— START Task inputs —
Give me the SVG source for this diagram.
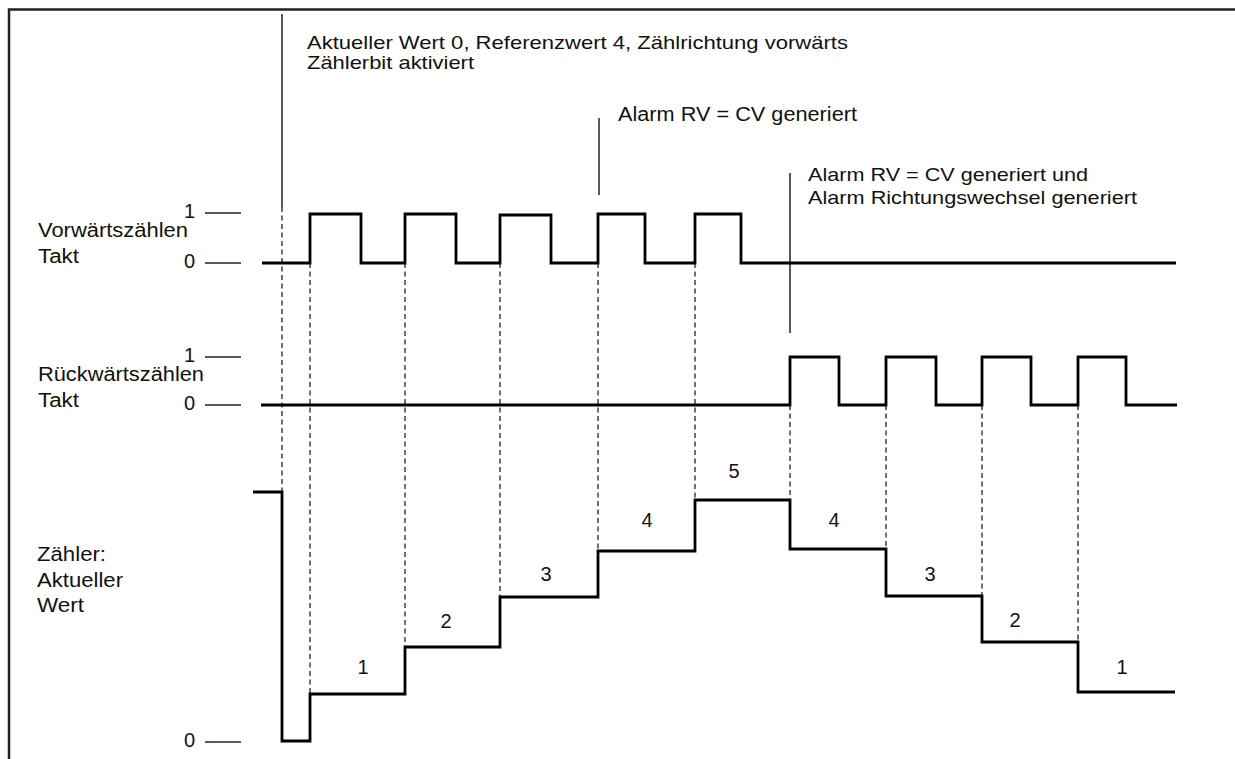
<svg xmlns="http://www.w3.org/2000/svg" width="1235" height="759" viewBox="0 0 1235 759">
<style>
.wave{fill:none;stroke:#000;stroke-width:2.8;stroke-linejoin:miter;stroke-linecap:butt}
.dash{fill:none;stroke:#222;stroke-width:1.3;stroke-dasharray:5 3.5}
.thin{fill:none;stroke:#222;stroke-width:1.5}
.frame{fill:none;stroke:#222;stroke-width:2.5}
text{font-family:"Liberation Sans",Arial,sans-serif;font-size:20px;fill:#111}
.num{text-anchor:middle}
.tight{font-size:18.5px}
</style>
<rect width="1235" height="759" fill="#fff"/>
<g id="frame">
<path class="frame" d="M9,759 V9.5 H1235"/>
</g>
<g id="labels">
<text x="38" y="237" textLength="150" lengthAdjust="spacingAndGlyphs">Vorwärtszählen</text>
<text x="38" y="263" textLength="41" lengthAdjust="spacingAndGlyphs">Takt</text>
<text x="184" y="218">1</text>
<text x="184" y="268">0</text>
<line class="thin" x1="205" y1="213" x2="241" y2="213"/>
<line class="thin" x1="205" y1="263" x2="241" y2="263"/>
<text x="38" y="381" textLength="166" lengthAdjust="spacingAndGlyphs">Rückwärtszählen</text>
<text x="38" y="407" textLength="41" lengthAdjust="spacingAndGlyphs">Takt</text>
<text x="184" y="362">1</text>
<text x="184" y="410">0</text>
<line class="thin" x1="205" y1="357" x2="241" y2="357"/>
<line class="thin" x1="205" y1="405" x2="241" y2="405"/>
<text x="37" y="561" textLength="69" lengthAdjust="spacingAndGlyphs">Zähler:</text>
<text x="37" y="587" textLength="86" lengthAdjust="spacingAndGlyphs">Aktueller</text>
<text x="37" y="612" textLength="47" lengthAdjust="spacingAndGlyphs">Wert</text>
<text x="184" y="747">0</text>
<line class="thin" x1="205" y1="742" x2="241" y2="742"/>
</g>
<g id="connectors">
<line class="dash" x1="282" y1="207" x2="282" y2="492"/>
<line class="dash" x1="310" y1="263" x2="310" y2="694"/>
<line class="dash" x1="405" y1="263" x2="405" y2="647"/>
<line class="dash" x1="500" y1="263" x2="500" y2="597"/>
<line class="dash" x1="598" y1="263" x2="598" y2="551"/>
<line class="dash" x1="695" y1="263" x2="695" y2="500"/>
<line class="dash" x1="790" y1="405" x2="790" y2="500"/>
<line class="dash" x1="886" y1="405" x2="886" y2="549"/>
<line class="dash" x1="982" y1="405" x2="982" y2="596"/>
<line class="dash" x1="1078" y1="405" x2="1078" y2="642"/>
<line class="thin" x1="282" y1="14" x2="282" y2="207"/>
<line class="thin" x1="599" y1="118" x2="599" y2="195"/>
<line class="thin" x1="790" y1="173" x2="790" y2="333"/>
</g>
<g id="signal-forward">
<path class="wave" d="M262,263 H310 V214 H361 V263 H405 V214 H456 V263 H500 V215 H551 V263 H598 V214 H645 V263 H695 V214 H741 V263 H1176"/>
</g>
<g id="signal-backward">
<path class="wave" d="M261,405 H790 V357 H839 V405 H886 V357 H936 V405 H982 V357 H1031 V405 H1078 V357 H1126 V405 H1177"/>
</g>
<g id="counter">
<path class="wave" d="M253,492 H282 V741 H310 V694 H405 V647 H500 V597 H598 V551 H695 V500 H790 V549 H886 V596 H982 V642 H1078 V692 H1175"/>
<text class="num" x="363" y="674">1</text>
<text class="num" x="446" y="628">2</text>
<text class="num" x="546" y="581">3</text>
<text class="num" x="647" y="527">4</text>
<text class="num" x="734" y="478">5</text>
<text class="num" x="834" y="527">4</text>
<text class="num" x="930" y="581">3</text>
<text class="num" x="1015" y="627">2</text>
<text class="num" x="1122" y="674">1</text>
</g>
<g id="annotations">
<text class="tight" x="307" y="49" textLength="541" lengthAdjust="spacingAndGlyphs">Aktueller Wert 0, Referenzwert 4, Zählrichtung vorwärts</text>
<text class="tight" x="307" y="69" textLength="167" lengthAdjust="spacingAndGlyphs">Zählerbit aktiviert</text>
<text x="618" y="121" textLength="239" lengthAdjust="spacingAndGlyphs">Alarm RV = CV generiert</text>
<text class="tight" x="808" y="181" textLength="280" lengthAdjust="spacingAndGlyphs">Alarm RV = CV generiert und</text>
<text class="tight" x="808" y="204" textLength="329" lengthAdjust="spacingAndGlyphs">Alarm Richtungswechsel generiert</text>
</g>
</svg>
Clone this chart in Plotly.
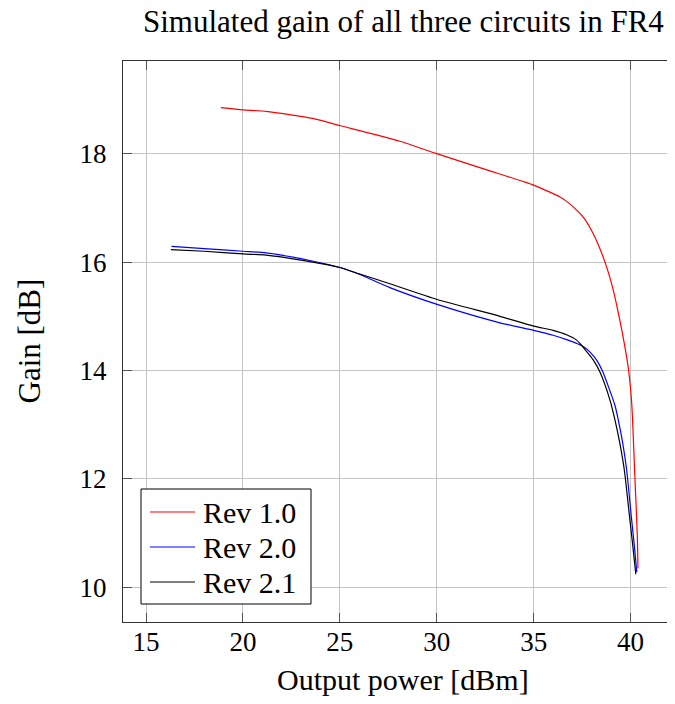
import plotly.graph_objects as go

# ---- data ----
rev10_x = [18.86, 20.0, 21.2, 23.6, 25.0, 28.1, 30.0, 32.5, 35.0, 35.84, 36.36, 36.7,
           37.22, 37.56, 38.08, 38.68, 39.11, 39.45, 39.71, 39.9, 40.06, 40.23, 40.35, 40.38]
rev10_y = [18.85, 18.81, 18.78, 18.65, 18.52, 18.23, 18.0, 17.71, 17.42, 17.29, 17.2, 17.12,
           16.96, 16.83, 16.52, 16.0, 15.48, 14.92, 14.43, 14.0, 13.39, 11.97, 10.93, 10.35]

rev20_x = [16.31, 18.0, 20.0, 21.2, 23.45, 25.0, 26.03, 27.58, 30.02, 33.26, 35.0, 36.0, 36.7,
           37.22, 37.48, 37.91, 38.25, 38.55, 39.2, 39.37, 39.6, 39.8, 40.06, 40.2, 40.32]
rev20_y = [16.29, 16.25, 16.2, 16.17, 16.03, 15.9, 15.77, 15.53, 15.22, 14.88, 14.74, 14.65, 14.57,
           14.50, 14.46, 14.34, 14.19, 13.99, 13.35, 13.08, 12.65, 12.16, 11.23, 10.75, 10.28]

rev21_x = [16.28, 18.0, 20.0, 21.2, 23.45, 25.0, 26.03, 27.58, 30.02, 33.26, 35.0, 36.0, 36.7,
           37.22, 37.48, 37.82, 38.08, 38.42, 38.94, 39.2, 39.45, 39.68, 39.97, 40.12, 40.27]
rev21_y = [16.23, 16.2, 16.15, 16.13, 16.01, 15.9, 15.78, 15.6, 15.31, 15.0, 14.82, 14.74, 14.66,
           14.56, 14.46, 14.31, 14.19, 13.97, 13.45, 13.08, 12.65, 12.16, 11.23, 10.75, 10.24]

x_ticks = [15, 20, 25, 30, 35, 40]
y_ticks = [10, 12, 14, 16, 18]

series = [("Rev 1.0", rev10_x, rev10_y, "#ff0000"),
          ("Rev 2.0", rev20_x, rev20_y, "#0000ff"),
          ("Rev 2.1", rev21_x, rev21_y, "#000000")]

SERIF = "Liberation Serif, DejaVu Serif, serif"

# figure geometry (page body adds an 8px margin around the figure)
FIG_W, FIG_H = 659, 688
M_L, M_R, M_T, M_B = 115, 0, 53, 74
PW = FIG_W - M_L - M_R
PH = FIG_H - M_T - M_B


def px_x(px):  # figure pixel -> paper x
    return (px - M_L) / PW


def px_y(py):  # figure pixel (from top) -> paper y
    return (FIG_H - M_B - py) / PH


fig = go.Figure()
for name, xs, ys, col in series:
    fig.add_trace(go.Scatter(x=xs, y=ys, mode="lines", name=name, showlegend=False,
                             line=dict(color=col, width=1.2, shape="spline", smoothing=0.6)))

axis_common = dict(showgrid=True, gridcolor="#c4c4c4", gridwidth=1,
                   showline=True, linecolor="#333333", linewidth=1.2,
                   ticks="inside", ticklen=9, tickcolor="#555555", tickwidth=1,
                   zeroline=False,
                   tickfont=dict(family=SERIF, size=27, color="#000"))

# ---- legend drawn as a boxed key (lines + labels) ----
shapes = []
annotations = []
leg_left, leg_right, leg_top, leg_bot = 133, 303, 481, 596
shapes.append(dict(type="rect", xref="paper", yref="paper",
                   x0=px_x(leg_left), x1=px_x(leg_right), y0=px_y(leg_bot), y1=px_y(leg_top),
                   line=dict(color="#000", width=1), fillcolor="white", layer="above"))
for i, (name, _, _, col) in enumerate(series):
    cy = 504 + 35 * i
    shapes.append(dict(type="line", xref="paper", yref="paper",
                       x0=px_x(142), x1=px_x(187), y0=px_y(cy), y1=px_y(cy),
                       line=dict(color=col, width=1.2), layer="above"))
    annotations.append(dict(text=name, xref="paper", yref="paper",
                            x=px_x(193), y=px_y(cy), xanchor="left", yanchor="middle",
                            showarrow=False, font=dict(family=SERIF, size=30, color="#000")))

annotations += [
    dict(text="Simulated gain of all three circuits in FR4", xref="paper", yref="paper",
         x=px_x(395), y=1, yshift=40, xanchor="center", yanchor="middle", showarrow=False,
         font=dict(family=SERIF, size=31, color="#000")),
    dict(text="Output power [dBm]", xref="paper", yref="paper",
         x=px_x(395), y=0, yshift=-57, xanchor="center", yanchor="middle", showarrow=False,
         font=dict(family=SERIF, size=30, color="#000")),
    dict(text="Gain [dB]", xref="paper", yref="paper", textangle=-90,
         x=0, xshift=-94, y=0.5, xanchor="center", yanchor="middle", showarrow=False,
         font=dict(family=SERIF, size=31, color="#000")),
]

fig.update_layout(
    width=FIG_W, height=FIG_H,
    margin=dict(l=M_L, r=M_R, t=M_T, b=M_B, autoexpand=False),
    paper_bgcolor="white", plot_bgcolor="white",
    showlegend=False,
    xaxis=dict(range=[13.81, 41.88], tickvals=x_ticks, mirror="ticks",
               ticklabelstandoff=-5, **axis_common),
    yaxis=dict(range=[9.36, 19.71], tickvals=y_ticks, mirror=False,
               ticklabelstandoff=10, **axis_common),
    shapes=shapes,
    annotations=annotations,
)

fig.write_html("out.html")
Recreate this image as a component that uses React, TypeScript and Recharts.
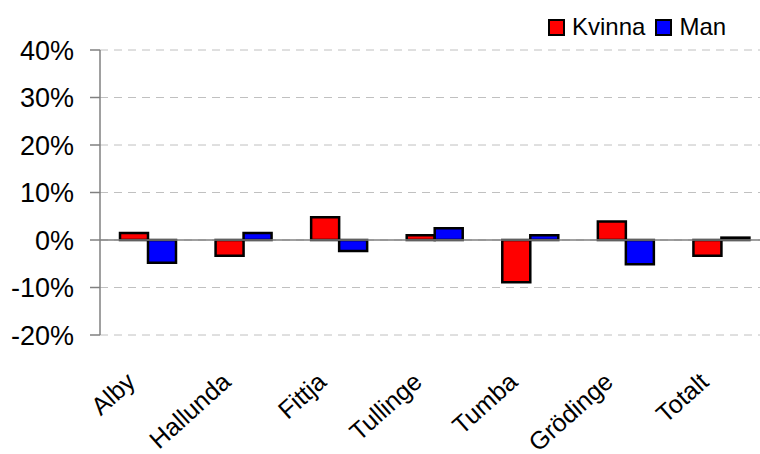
— END Task inputs —
Keep the images out of the copy. Repeat word for word only the lines from the one containing "Clone this chart in Plotly." through the one containing "import plotly.graph_objects as go", both ends included.

Clone this chart in Plotly.
import plotly.graph_objects as go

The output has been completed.